GIVEN TASK
Would you print the records below from the first line through the line containing "from matplotlib.lines import Line2D", skipping the pictures?

A run of records
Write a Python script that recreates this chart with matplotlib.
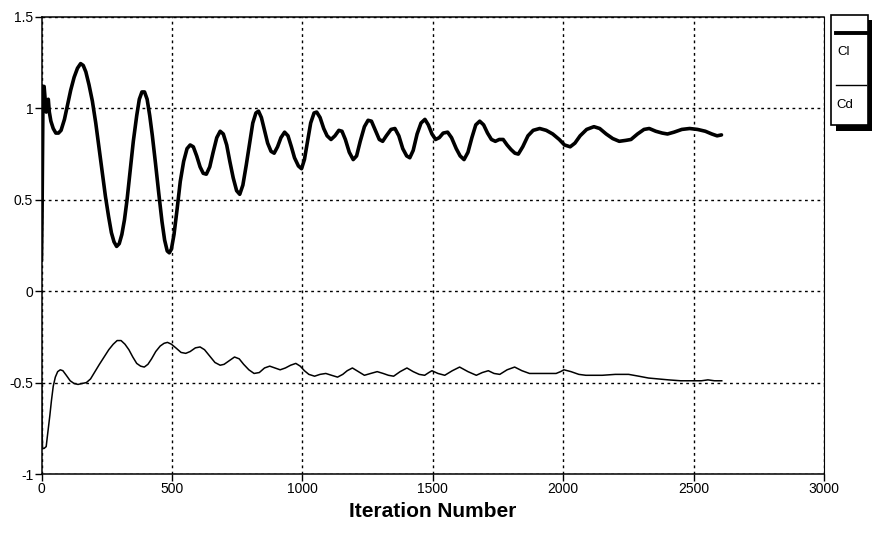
import matplotlib
matplotlib.use("Agg")
import matplotlib.pyplot as plt
from matplotlib.patches import Rectangle
from matplotlib.lines import Line2D

# lift coefficient history
cl_iter = [0, 2, 4, 6, 10, 14, 18, 22, 26, 30, 36, 45, 55, 65, 75, 88, 100,
           112, 125, 138, 150, 160, 170, 182, 195, 208, 220, 233, 245, 257,
           268, 278, 288, 298, 308, 318, 328, 340, 352, 365, 375, 385, 395,
           405, 415, 425, 437, 450, 462, 472, 482, 490, 498, 508, 520, 532,
           545, 558, 570, 582, 595, 608, 620, 632, 645, 658, 672, 685, 697,
           710, 722, 735, 748, 760, 772, 785, 798, 810, 822, 832, 843, 855,
           867, 880, 892, 905, 918, 932, 945, 958, 970, 985, 997, 1008, 1020,
           1032, 1045, 1055, 1068, 1082, 1095, 1110, 1125, 1140, 1152, 1165,
           1180, 1195, 1208, 1222, 1238, 1252, 1265, 1280, 1295, 1308, 1322,
           1340, 1355, 1370, 1385, 1400, 1412, 1425, 1440, 1455, 1470, 1483,
           1497, 1511, 1525, 1540, 1557, 1572, 1590, 1605, 1620, 1635, 1650,
           1665, 1680, 1695, 1710, 1725, 1740, 1755, 1770, 1785, 1800, 1815,
           1828, 1845, 1865, 1885, 1910, 1935, 1960, 1985, 2005, 2027, 2045,
           2065, 2090, 2118, 2140, 2165, 2190, 2215, 2240, 2260, 2285, 2310,
           2330, 2355, 2380, 2400, 2425, 2455, 2485, 2515, 2545, 2570, 2590,
           2607]
cl_vals = [0.17, 0.40, 0.80, 1.12, 1.12, 1.05, 0.98, 1.03, 1.05, 0.98, 0.93,
           0.89, 0.865, 0.865, 0.88, 0.94, 1.02, 1.10, 1.17, 1.22, 1.245,
           1.235, 1.20, 1.13, 1.04, 0.92, 0.79, 0.65, 0.52, 0.41, 0.32, 0.27,
           0.245, 0.26, 0.31, 0.39, 0.50, 0.66, 0.82, 0.96, 1.05, 1.09, 1.09,
           1.05, 0.96, 0.85, 0.70, 0.53, 0.38, 0.28, 0.22, 0.21, 0.23, 0.31,
           0.45, 0.60, 0.71, 0.78, 0.80, 0.79, 0.74, 0.68, 0.645, 0.64, 0.68,
           0.76, 0.84, 0.875, 0.86, 0.80, 0.71, 0.62, 0.55, 0.53, 0.58, 0.69,
           0.81, 0.92, 0.975, 0.985, 0.95, 0.88, 0.81, 0.765, 0.755, 0.79,
           0.84, 0.87, 0.85, 0.79, 0.73, 0.685, 0.67, 0.72, 0.82, 0.92, 0.975,
           0.98, 0.95, 0.89, 0.85, 0.83, 0.85, 0.88, 0.875, 0.83, 0.76, 0.72,
           0.74, 0.82, 0.90, 0.935, 0.93, 0.88, 0.83, 0.82, 0.85, 0.885, 0.89,
           0.85, 0.78, 0.74, 0.73, 0.77, 0.86, 0.92, 0.94, 0.91, 0.86, 0.83,
           0.84, 0.865, 0.87, 0.84, 0.78, 0.74, 0.72, 0.76, 0.84, 0.91, 0.93,
           0.91, 0.865, 0.83, 0.82, 0.83, 0.83, 0.80, 0.775, 0.755, 0.75, 0.79,
           0.85, 0.88, 0.89, 0.88, 0.86, 0.83, 0.80, 0.79, 0.81, 0.85, 0.885,
           0.90, 0.89, 0.86, 0.835, 0.82, 0.825, 0.83, 0.86, 0.885, 0.89,
           0.875, 0.865, 0.86, 0.87, 0.885, 0.89, 0.885, 0.875, 0.86, 0.85,
           0.855]

# drag coefficient history
cd_iter = [0, 2, 4, 10, 18, 22, 27, 32, 38, 45, 53, 62, 72, 82, 95, 110, 125,
           140, 155, 172, 188, 205, 222, 240, 258, 275, 290, 305, 320, 335,
           350, 365, 380, 394, 408, 422, 438, 455, 470, 483, 498, 515, 535,
           553, 570, 590, 608, 625, 645, 665, 685, 700, 720, 740, 758, 775,
           795, 815, 835, 855, 875, 895, 915, 935, 955, 975, 992, 1008, 1025,
           1047, 1068, 1090, 1112, 1135, 1155, 1172, 1192, 1215, 1238, 1262,
           1287, 1310, 1330, 1350, 1375, 1401, 1425, 1448, 1469, 1485, 1497,
           1520, 1546, 1575, 1603, 1635, 1667, 1690, 1713, 1735, 1757, 1785,
           1814, 1842, 1871, 1920, 1973, 1990, 2003, 2030, 2060, 2087, 2150,
           2200, 2251, 2290, 2327, 2365, 2403, 2450, 2506, 2530, 2555, 2580,
           2608]
cd_vals = [-0.50, -0.75, -0.86, -0.86, -0.85, -0.80, -0.74, -0.68, -0.60,
           -0.52, -0.47, -0.44, -0.43, -0.435, -0.46, -0.49, -0.505, -0.51,
           -0.505, -0.50, -0.48, -0.44, -0.40, -0.36, -0.32, -0.29, -0.27,
           -0.27, -0.29, -0.32, -0.36, -0.395, -0.41, -0.415, -0.40, -0.37,
           -0.33, -0.30, -0.285, -0.28, -0.29, -0.31, -0.335, -0.34, -0.33,
           -0.31, -0.305, -0.32, -0.355, -0.39, -0.405, -0.40, -0.38, -0.36,
           -0.37, -0.40, -0.43, -0.45, -0.445, -0.42, -0.41, -0.42, -0.43,
           -0.42, -0.405, -0.395, -0.41, -0.435, -0.455, -0.465, -0.455,
           -0.45, -0.46, -0.47, -0.455, -0.435, -0.42, -0.44, -0.46, -0.45,
           -0.44, -0.45, -0.46, -0.465, -0.44, -0.42, -0.44, -0.455, -0.46,
           -0.445, -0.435, -0.45, -0.46, -0.435, -0.415, -0.44, -0.46, -0.445,
           -0.435, -0.45, -0.455, -0.43, -0.415, -0.435, -0.45, -0.45, -0.45,
           -0.44, -0.43, -0.44, -0.455, -0.46, -0.46, -0.455, -0.455, -0.465,
           -0.475, -0.48, -0.485, -0.49, -0.49, -0.49, -0.485, -0.49, -0.49]

x_ticks = [0, 500, 1000, 1500, 2000, 2500, 3000]
x_labels = ["0", "500", "1000", "1500", "2000", "2500", "3000"]
y_ticks = [-1, -0.5, 0, 0.5, 1, 1.5]
y_labels = ["-1", "-0.5", "0", "0.5", "1", "1.5"]

W, H = 872, 534
plt.rcParams.update({"font.family": ["Liberation Sans", "DejaVu Sans"],
                     "axes.unicode_minus": False})
fig = plt.figure(figsize=(W / 100, H / 100), dpi=100)


def fx(px):
    return px / W


def fy(py):
    return 1 - py / H


ax = fig.add_axes([fx(41.5), fy(474), fx(824) - fx(41.5), fy(17) - fy(474)])
ax.plot(cl_iter, cl_vals, color="black", lw=2.6, solid_joinstyle="round",
        solid_capstyle="round", zorder=3)
ax.plot(cd_iter, cd_vals, color="black", lw=1.1, solid_joinstyle="round",
        zorder=3)

ax.set_xlim(0, 3000)
ax.set_ylim(-1, 1.5)
ax.set_xticks(x_ticks)
ax.set_xticklabels(x_labels, fontsize=10)
ax.set_yticks(y_ticks)
ax.set_yticklabels(y_labels, fontsize=10)
ax.tick_params(direction="out", length=5, width=1, pad=1, colors="black")
ax.grid(True, ls=(0, (2, 2.5)), lw=1, color="black")
for s in ax.spines.values():
    s.set_linewidth(1.1)
ax.spines["right"].set_linewidth(0.8)
ax.set_xlabel("Iteration Number", fontsize=15, fontweight="bold", labelpad=4)

# hand-drawn style legend box with drop shadow at the right edge
fig.add_artist(Rectangle((fx(836), fy(131)), fx(872) - fx(836), fy(124) - fy(131),
                         transform=fig.transFigure, color="black", lw=0))
fig.add_artist(Rectangle((fx(866), fy(131)), fx(872) - fx(866), fy(20) - fy(131),
                         transform=fig.transFigure, color="black", lw=0))
fig.add_artist(Rectangle((fx(831), fy(125)), fx(868) - fx(831), fy(15) - fy(125),
                         transform=fig.transFigure, facecolor="white",
                         edgecolor="black", lw=1.2))
fig.add_artist(Line2D([fx(836), fx(866)], [fy(33), fy(33)],
                      transform=fig.transFigure, color="black", lw=2.8))
fig.add_artist(Line2D([fx(836), fx(866)], [fy(85), fy(85)],
                      transform=fig.transFigure, color="black", lw=1.0))
fig.text(fx(837), fy(52), "Cl", fontsize=9.5, va="center", ha="left")
fig.text(fx(836), fy(105), "Cd", fontsize=9.5, va="center", ha="left")

fig.savefig("out.png", dpi=100)
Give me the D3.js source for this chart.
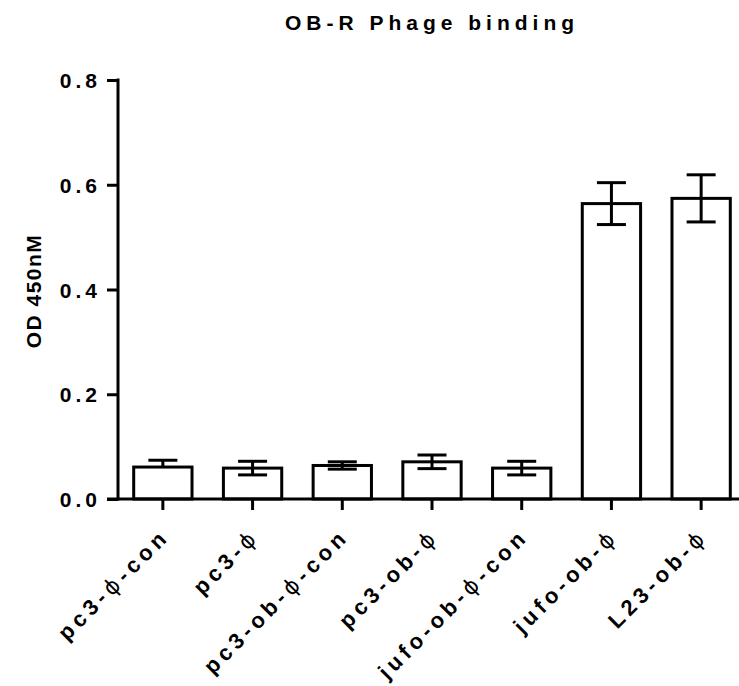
<!DOCTYPE html>
<html>
<head>
<meta charset="utf-8">
<script src="https://cdn.jsdelivr.net/npm/d3@7"></script>
<style>
  body { margin: 0; background: #fff; }
  svg text { font-family: "Liberation Sans", Arial, sans-serif; font-weight: bold; fill: #000; }
</style>
</head>
<body>
<div class="chart"></div>
<script>
// data
const groups = ['pc3-ϕ-con', 'pc3-ϕ', 'pc3-ob-ϕ-con', 'pc3-ob-ϕ', 'jufo-ob-ϕ-con', 'jufo-ob-ϕ', 'L23-ob-ϕ'];
const means = [0.061, 0.059, 0.064, 0.071, 0.059, 0.564, 0.574];
const errUp = [0.013, 0.013, 0.007, 0.013, 0.013, 0.040, 0.045];
const errDown = [0, 0.013, 0.007, 0.013, 0.013, 0.040, 0.045];
const yTicks = [0, 0.2, 0.4, 0.6, 0.8];

const width = 739, height = 686;
const svg = d3.select('.chart').append('svg').attr('width', width).attr('height', height);

const x = d3.scaleBand().domain(groups).range([118, 746]).padding(0);
const y = d3.scaleLinear().domain([0, 0.8]).range([499, 80]);
const barW = x.bandwidth() * 0.65;
const capW = 29;
const cx = d => x(d) + x.bandwidth() / 2;

// title
svg.append('text')
  .attr('x', 432).attr('y', 30)
  .attr('text-anchor', 'middle')
  .style('font-size', '21px')
  .style('letter-spacing', '5px')
  .text('OB-R Phage binding');

// y axis
const yAxis = d3.axisLeft(y).tickValues(yTicks).tickFormat(d3.format('.1f')).tickSize(11).tickSizeOuter(0);
const yG = svg.append('g').attr('transform', 'translate(118,0)').call(yAxis);
yG.select('.domain').attr('stroke-width', 3).attr('d', `M0,${y(0.8) - 1.5}V${y(0) + 1.5}`);
yG.selectAll('.tick line').attr('stroke-width', 3);
yG.selectAll('.tick text')
  .attr('x', -17).attr('dy', '0.36em')
  .style('font-size', '21px')
  .style('letter-spacing', '4px');

svg.append('text')
  .attr('transform', 'translate(41,291) rotate(-90)')
  .attr('text-anchor', 'middle')
  .style('font-size', '21px')
  .style('letter-spacing', '1.5px')
  .text('OD 450nM');

// bars
svg.append('g').selectAll('rect').data(groups).join('rect')
  .attr('x', d => cx(d) - barW / 2)
  .attr('y', (d, i) => y(means[i]))
  .attr('width', barW)
  .attr('height', (d, i) => y(0) - y(means[i]))
  .attr('fill', '#fff')
  .attr('stroke', '#000')
  .attr('stroke-width', 3);

// error bars
const eb = svg.append('g').attr('stroke', '#000').attr('stroke-width', 3);
groups.forEach((g, i) => {
  const hi = y(means[i] + errUp[i]);
  const lo = y(means[i] - errDown[i]);
  eb.append('line').attr('x1', cx(g)).attr('x2', cx(g)).attr('y1', hi).attr('y2', lo);
  eb.append('line').attr('x1', cx(g) - capW / 2).attr('x2', cx(g) + capW / 2).attr('y1', hi).attr('y2', hi);
  if (errDown[i] > 0) {
    eb.append('line').attr('x1', cx(g) - capW / 2).attr('x2', cx(g) + capW / 2).attr('y1', lo).attr('y2', lo);
  }
});

// x axis
const xAxis = d3.axisBottom(x).tickSize(11).tickSizeOuter(0).tickFormat('');
const xG = svg.append('g').attr('transform', `translate(0,${y(0)})`).call(xAxis);
xG.select('.domain').attr('stroke-width', 3).attr('d', 'M107,0H746');
xG.selectAll('.tick line').attr('stroke-width', 3);

// rotated category labels, phi drawn thin
svg.append('g').selectAll('text').data(groups).join('text')
  .attr('transform', d => `translate(${cx(d) - 3},${527}) rotate(-45)`)
  .attr('text-anchor', 'end')
  .attr('dy', '0.7em')
  .style('font-size', '22px')
  .style('letter-spacing', '4.5px')
  .each(function(d) {
    const t = d3.select(this);
    d.split(/(ϕ)/).forEach(part => {
      if (!part) return;
      const s = t.append('tspan').text(part);
      if (part === 'ϕ') s.style('font-weight', 'normal').style('font-family', 'DejaVu Sans');
    });
  });
</script>
</body>
</html>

FULL RESPONSE
Write a Python script that recreates this chart with matplotlib.
import matplotlib
matplotlib.use("Agg")
import matplotlib.pyplot as plt
from matplotlib.patches import Rectangle
from matplotlib.lines import Line2D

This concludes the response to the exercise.